Plaintiff filed suit on February 10, 2014, against Defendant in connection with a dispute over a flood insurance policy issued pursuant to the National Flood Insurance Program ("NFIP"), authorized by the National Flood Insurance Act, 42 U.S.C. § 4001-4131 ("NFIA"). (ECF No. 1.) On June 16, 2014, the clerk of the court issued a notice of call for dismissal, requiring that Plaintiff file a proof of service or otherwise make a showing of good cause as to why the action should not be dismissed. (ECF No. 4.) On July 2, 2014, Plaintiff had not filed a proof of service or otherwise responded to the clerk's notice, and the Court dismissed the action without prejudice for failure to serve Defendant within 120 days, pursuant to Rule 4(m). (ECF No. 5.)

Plaintiff now moves, pursuant to Rule 60(b),1 requesting that the Court vacate its order of dismissal and allow Plaintiff to properly serve the Defendant.
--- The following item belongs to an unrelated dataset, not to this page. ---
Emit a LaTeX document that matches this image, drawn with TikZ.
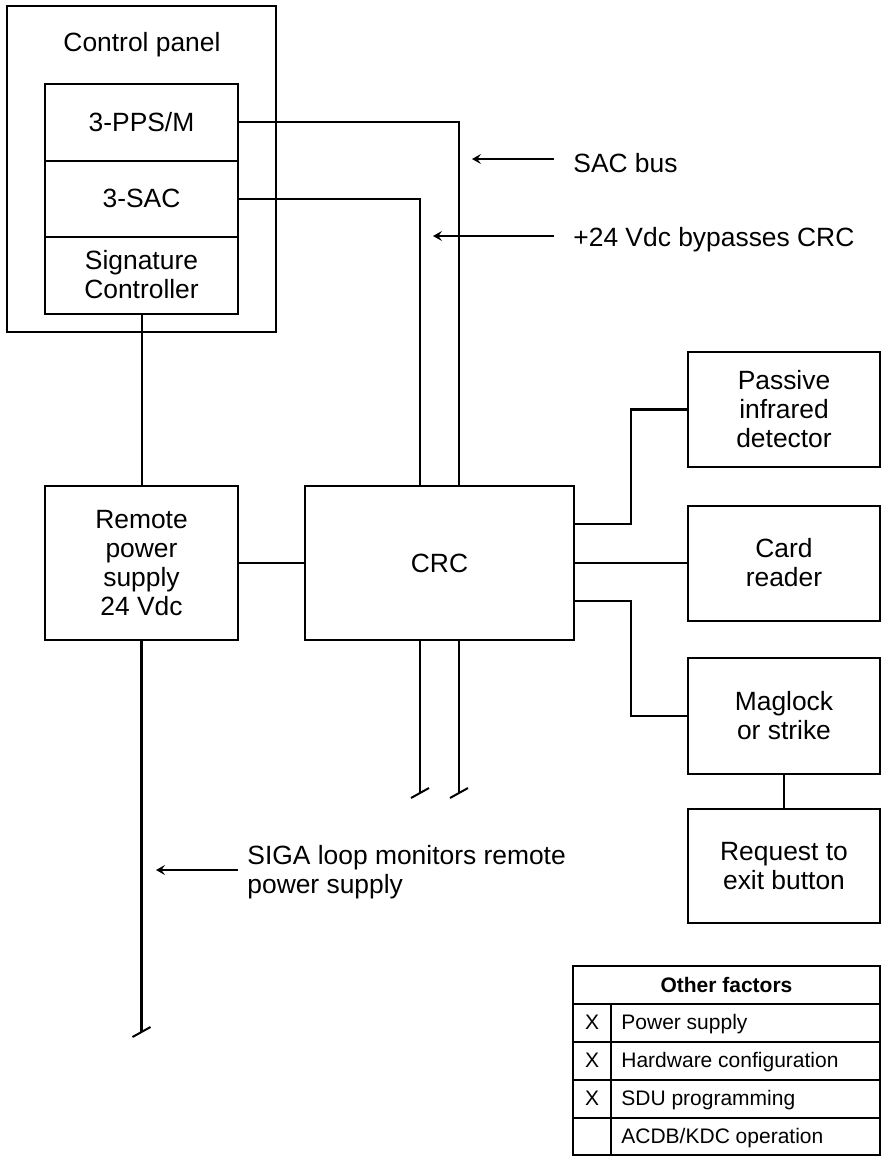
\documentclass[tikz,border=0pt]{standalone}
\usepackage{fontspec}
\setmainfont{Liberation Sans}
\usetikzlibrary{arrows.meta,calc}
\begin{document}
\begin{tikzpicture}[x=0.5pt,y=-0.5pt,
  box/.style={draw, line width=1pt, rectangle, inner sep=0pt, align=center,
    font=\fontsize{13.2}{14.5}\selectfont},
  txt/.style={inner sep=0pt, align=center, font=\fontsize{13.2}{14.5}\selectfont},
  lbl/.style={inner sep=0pt, align=left, anchor=west, font=\fontsize{13.2}{14.5}\selectfont},
  wire/.style={line width=1pt},
  bus/.style={line width=1.3pt, line join=miter},
  callout/.style={line width=1pt, -{Stealth[length=4.5pt,width=5pt,inset=1.8pt]}},
  tick/.style={line width=1pt},
  tcell/.style={inner sep=0pt, anchor=base, font=\fontsize{10.5}{12}\selectfont},
  tline/.style={line width=1pt}
]
\useasboundingbox (0,0) rectangle (882,1157);

% control panel
\node[box, minimum width=134.5pt, minimum height=163pt] (cp) at (141.5,169) {};
\node[txt] (cptext) at (142,45) {Control panel};
\node[box, minimum width=96.5pt, minimum height=38.5pt] (pps) at (141.5,122) {3-PPS/M};
\node[box, minimum width=96.5pt, minimum height=38pt] (sac) at (141.5,198.5) {3-SAC};
\node[box, minimum width=96.5pt, minimum height=38.5pt] (sig) at (141.5,275) {Signature\\Controller};

% main boxes
\node[box, minimum width=96.5pt, minimum height=77pt] (rps) at (141.5,563) {Remote\\power\\supply\\24 Vdc};
\node[box, minimum width=134.5pt, minimum height=77pt] (crc) at (439.5,563) {CRC};
\node[box, minimum width=96pt, minimum height=57.5pt] (pir) at (784,409.5) {Passive\\infrared\\detector};
\node[box, minimum width=96pt, minimum height=57.5pt] (card) at (784,563) {Card\\reader};
\node[box, minimum width=96pt, minimum height=58pt] (mag) at (784,716) {Maglock\\or strike};
\node[box, minimum width=96pt, minimum height=57pt] (req) at (784,866) {Request to\\exit button};

% bus coordinates
\coordinate (busA) at (459,486);
\coordinate (busB) at (420,486);
\coordinate (busAend) at (459,793);
\coordinate (busBend) at (420,793);
\coordinate (busAbot) at (459,640);
\coordinate (busBbot) at (420,640);
\coordinate (sigaend) at (141.5,1032);

% connectors
\draw[wire] (pps.east) -| (busA);
\draw[wire] (sac.east) -| (busB);
\draw[wire] (sig.south) -- (rps.north);
\draw[bus] (rps.east) -- (crc.west);
\draw[bus] (busAbot) -- (busAend);
\draw[bus] (busBbot) -- (busBend);
\draw[bus] (rps.south) -- (sigaend);
\draw[tick] ($(busAend)+(-9,5)$) -- ($(busAend)+(9,-5)$);
\draw[tick] ($(busBend)+(-9,5)$) -- ($(busBend)+(9,-5)$);
\draw[tick] ($(sigaend)+(-9,5)$) -- ($(sigaend)+(9,-5)$);

\coordinate (c1) at (574,524);
\coordinate (c3) at (574,601);
\draw[bus] (c1) -- (631,524) |- (pir.west);
\draw[bus] (crc.east) -- (card.west);
\draw[bus] (c3) -- (631,601) |- (mag.west);
\draw[wire] (mag.south) -- (req.north);

% callouts
\node[lbl] (l1) at (573,163) {SAC bus};
\node[lbl] (l2) at (573,240) {+24 Vdc bypasses CRC};
\node[lbl] (l3) at (247,872) {SIGA loop monitors remote\\power supply};
\coordinate (a1) at (472,159);
\coordinate (a2) at (433,236);
\coordinate (a3) at (156,870);
\draw[callout] (554,159) -- (a1);
\draw[callout] (554,236) -- (a2);
\draw[callout] (238,870) -- (a3);

% table
\draw[tline] (573,966) rectangle (880,1155);
\foreach \yy in {1004,1042,1080,1118} \draw[tline] (573,\yy) -- (880,\yy);
\draw[tline] (611,1004) -- (611,1155);
\node[tcell, font=\fontsize{10.5}{12}\selectfont\bfseries] (th) at (726.5,992) {Other factors};
\node[tcell] (x1) at (592,1029) {X};
\node[tcell] (x2) at (592,1067) {X};
\node[tcell] (x3) at (592,1105) {X};
\node[tcell, anchor=base west] (r1) at (621,1029) {Power supply};
\node[tcell, anchor=base west] (r2) at (621,1067) {Hardware configuration};
\node[tcell, anchor=base west] (r3) at (621,1105) {SDU programming};
\node[tcell, anchor=base west] (r4) at (621,1143) {ACDB/KDC operation};
\end{tikzpicture}
\end{document}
In support of the motion, Plaintiffs counsel states that service was not effected as a result of "an inadvertent clerical error," and the notice of call for dismissal was not responded to because of "inadvertent error." (Pedro Cert. ¶ 6, ECF No. 6-1.) More specifically, these oversights were a result of a "heavy case load, related staffing and scheduling conflicts, and protracted time constraints." (Id. ¶ 7.)

As an initial matter, Rule 60(b) allows a court to grant relief to a party from a judgment or order only if that judgment or order is final. See Fed. R. Civ. P. 60(b) ("On motion or just terms, the court may relieve a party or its legal representative from a final judgment, order, or proceeding. . . ." (emphasis added)). An order is final and subject to a Rule 60(b) motion if it is appealable. See Torres v. Chafer, 125 F.3d 166, 167-68 (3d Cir. 1997). "Ordinarily, an order dismissing a complaint without prejudice is not a final order unless the applicable statute of limitations would not permit the re-filing of the claims." Core Commc'ns, Inc. v. Verizon Pa., Inc., 493 F.3d 333, 338 (3d Cir. 2007). Here, Plaintiffs claims are subject to a one-year statute of limitations. 42 U.S. C. § 4072. Plaintiff argues that it is unclear whether, under the NFIA, the statute of limitations accrues (1) when a claim is denied or (2) when a claim is denied after the insureds filed a sworn proof of loss. However, a decision by a court of this district has already persuasively held that NFIA claims accrue only once a claim is denied following submission of a sworn proof of loss. Kroll v. Johnson, No. 14-2496, 2014 WL 4626009, at *4 (D.N.J. Sept. 15, 2014). Furthermore, none of the cases cited by Plaintiff are in conflict, despite Plaintiffs misleading suggestion that there is contrary authority.

In any event, Plaintiff has not made the requisite showing to justify the relief requested. Rule 60(b)(1) allows a court to grant relief to a party from a final judgment or order in the case of "mistake, inadvertence, surprise, or excusable neglect." Fed. R. Civ. P. 60(b)(1). "In determining excusable neglect, a court must consider four factors: (1) prejudice to the adverse party; (2) length of the delay and its potential impact on the judicial proceedings; (3) reason for the delay, including whether it was within the reasonable control of the movant; and (4) whether the movant acted in good faith." Murray v. Walgreen Co., 470 F. App'x 97, 98 (3d Cir. 2012) (citing In re Cendant Corp. Prides Litig., 311 F.3d 298, 300 (3d Cir. 2002)). Here, Plaintiff has not offered any persuasive or justifiable basis for not having served Defendant or responded to the notice of call for dismissal. Rather, Plaintiffs purported excuses reflect a lack of diligence. While the other factors do not either support or detract from Plaintiffs request to vacate, Plaintiffs inability to set forth a defensible basis for not serving Defendant warrants against a finding of excusable neglect.

Accordingly, for the reasons set forth above, Plaintiffs motion to vacate dismissal is denied. An order reflecting the Court's decision will be filed.

FootNotes


1. Specifically, Plaintiff moves under Rule 60(b)(1) and (4). Although Plaintiff references Rule 60(a) in the moving papers, Rule 60(a), which governs corrections of an order or judgment based on clerical mistakes, is not applicable. See Fed. R. Civ. P. 60(a).